Run through each job — pre-soak, combine, feed, moisten, test, store — without rushing the pH step. That single check separates great homemade soil from a bag of wasted ingredients.

FAQs

Can I use garden soil from my yard for indoor plants?

Garden soil is too dense for containers — it compacts in pots, traps water, and often carries weed seeds or soil-borne pests. Stick with a soilless mix built from coir or peat, perlite, and compost that drains freely and stays lightweight.

Is coco coir better than peat moss for indoor potting mix?

Coco coir holds water more evenly and rehydrates faster when dry, plus it’s a renewable byproduct. Peat moss is more acidic and needs lime, but it lasts longer before breaking down. Both work well; choose coir for easier re-wetting and peat for longer structural stability.

How long does homemade potting soil last before it goes bad?

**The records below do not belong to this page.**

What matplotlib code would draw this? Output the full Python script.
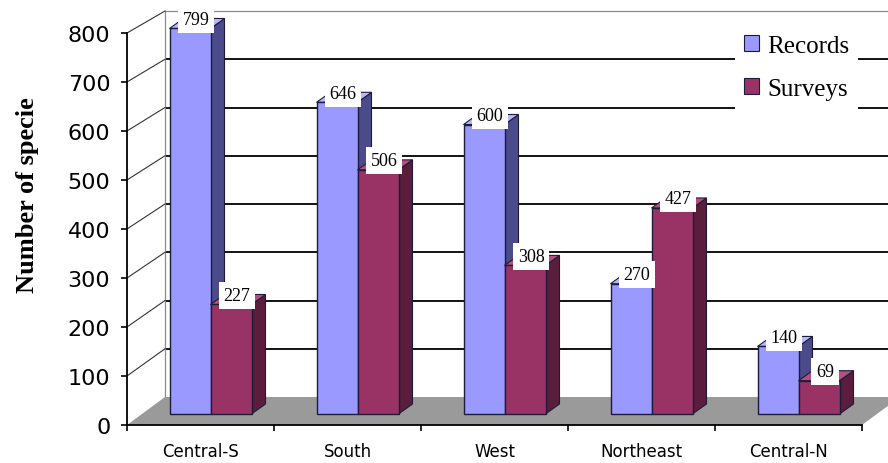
import matplotlib
matplotlib.use('Agg')
import matplotlib.pyplot as plt
from matplotlib.patches import Polygon, Patch

# ---------------- data ----------------
categories = ['Central-S', 'South', 'West', 'Northeast', 'Central-N']
records = [799, 646, 600, 270, 140]
surveys = [227, 506, 308, 427, 69]
series_names = ['Records', 'Surveys']
yticks = [0, 100, 200, 300, 400, 500, 600, 700, 800]
y_label = 'Number of specie'

# ---------------- styles ----------------
W, H = 888, 464
REC = dict(front='#9999FF', side='#4B4B8C', top='#B8B8FF')
SUR = dict(front='#993366', side='#5A1D3B', top='#B5507E')
EDGE = '#1C1C3A'
SERIF = 'Liberation Serif'

fig = plt.figure(figsize=(W / 100, H / 100), dpi=100)
AX_L, AX_R, AX_B, AX_T = 127, 862, 426, 34
ax = fig.add_axes([AX_L / W, 1 - AX_B / H, (AX_R - AX_L) / W, (AX_B - AX_T) / H])
n = len(categories)
ymax = yticks[-1]
ax.set_xlim(-0.5, n - 0.5)
ax.set_ylim(0, ymax)
ax.patch.set_alpha(0)

px_x = (AX_R - AX_L) / n
px_y = (AX_B - AX_T) / ymax


def dxu(px):
    return px / px_x


def dyu(px):
    return px / px_y


# back wall projection (slight perspective)
BX = dxu(38)
B0 = dyu(28)
BTOP = ymax + dyu(22)
K = (BTOP - B0) / ymax


def back_y(v):
    return B0 + v * K


xl, xr = -0.5, n - 0.5

# back wall gridlines
for v in yticks[1:]:
    col = '#8a8a8a' if v == ymax else 'black'
    lw = 0.9 if v == ymax else 1.3
    ax.plot([xl + BX, xr + BX + 1], [back_y(v), back_y(v)], color=col, lw=lw,
            clip_on=False, zorder=1, solid_capstyle='butt')
# back wall left edge
ax.plot([xl + BX, xl + BX], [back_y(0), back_y(ymax)], color='#8a8a8a', lw=0.9,
        clip_on=False, zorder=1)
# left wall diagonals
for v in yticks[1:]:
    ax.plot([xl, xl + BX], [v, back_y(v)], color='#333333', lw=0.8,
            clip_on=False, zorder=1)

# floor
floor = Polygon([(xl, 0), (xr, 0), (xr + BX, back_y(0)), (xl + BX, back_y(0))],
                closed=True, fc='#9a9a9a', ec='none', zorder=2, clip_on=False)
ax.add_patch(floor)

# bars
BW = dxu(41)
SHIFT = dxu(10)
DDX = dxu(14)
DDY = dyu(10)
BASE = dyu(11)


def bar_y(v):
    return BASE + v * K


def draw_bar(x0, x1, v, c):
    y0, y1 = bar_y(0), bar_y(v)
    side = Polygon([(x1, y0), (x1 + DDX, y0 + DDY), (x1 + DDX, y1 + DDY), (x1, y1)],
                   closed=True, fc=c['side'], ec=EDGE, lw=0.8, zorder=3, clip_on=False)
    top = Polygon([(x0, y1), (x1, y1), (x1 + DDX, y1 + DDY), (x0 + DDX, y1 + DDY)],
                  closed=True, fc=c['top'], ec=EDGE, lw=0.8, zorder=3, clip_on=False)
    front = Polygon([(x0, y0), (x1, y0), (x1, y1), (x0, y1)],
                    closed=True, fc=c['front'], ec=EDGE, lw=1.0, zorder=3, clip_on=False)
    for p in (side, top, front):
        ax.add_patch(p)
    ax.text((x0 + x1) / 2 + dxu(6), y1 + dyu(9), str(v), ha='center', va='center',
            fontsize=13, family=SERIF, color='black', zorder=6,
            bbox=dict(fc='white', ec='none', pad=3.5))


for i in range(n):
    xb = i + SHIFT
    draw_bar(xb - BW, xb, records[i], REC)
    draw_bar(xb, xb + BW, surveys[i], SUR)

# axes / ticks
for s in ('top', 'right'):
    ax.spines[s].set_visible(False)
ax.spines['left'].set_linewidth(1.3)
ax.spines['bottom'].set_linewidth(1.3)
ax.set_yticks(yticks)
ax.set_yticklabels([str(t) for t in yticks])
ax.tick_params(axis='y', direction='out', length=4, width=1.2, pad=8,
               labelsize=16, labelfontfamily='DejaVu Sans')
ax.set_xticks([i - 0.5 for i in range(n + 1)])
ax.set_xticklabels([''] * (n + 1))
ax.tick_params(axis='x', which='major', direction='out', length=4, width=1.2)
ax.set_xticks(list(range(n)), minor=True)
ax.set_xticklabels(categories, minor=True)
ax.tick_params(axis='x', which='minor', length=0, pad=12, labelsize=12)

# y label
fig.text(28 / W, 1 - 195 / H, y_label, rotation=90, ha='center', va='center',
         fontsize=19, fontweight='bold', family=SERIF)

# legend
handles = [Patch(fc=REC['front'], ec=EDGE, lw=0.8), Patch(fc=SUR['front'], ec=EDGE, lw=0.8)]
leg = fig.legend(handles, series_names, loc='upper left',
                 bbox_to_anchor=(735 / W, 1 - 27 / H), frameon=True, fancybox=False,
                 facecolor='white', edgecolor='none', framealpha=1,
                 prop={'family': SERIF, 'size': 18}, handlelength=0.6, handleheight=0.6,
                 handletextpad=0.35, labelspacing=0.85, borderpad=0.35, borderaxespad=0)

fig.savefig('out.png', dpi=100)
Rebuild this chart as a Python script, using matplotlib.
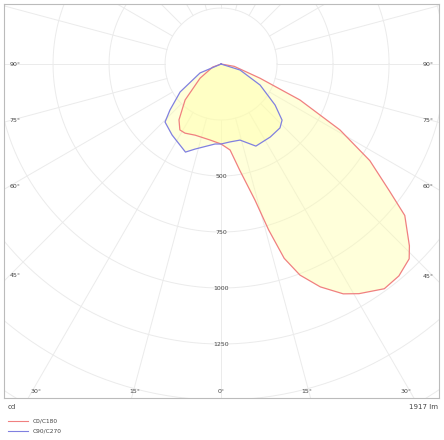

Properly stored in a sealed bag in a cool, dry place, homemade mix stays usable for 3 to 6 months. Over time the organic components break down, the pH shifts, and the texture compacts. Mix fresh batches for best results rather than stockpiling.

Do I need to sterilize homemade potting mix?

If your compost is fully finished and your coir or peat came from a sealed bag, sterilization is unnecessary. If you suspect weed seeds or fungus, bake moistened mix at 180°F for 30 minutes in an oven-safe pan, or solarize it in a black plastic bag for a week in direct sun.

Why does my homemade mix dry out faster than store-bought?

Store-bought mixes often include wetting agents and finer particles that slow evaporation. Homemade mixes with high perlite or sand drain faster. To slow drying, either coarser bark or increase the compost fraction slightly — but never sacrifice drainage for moisture.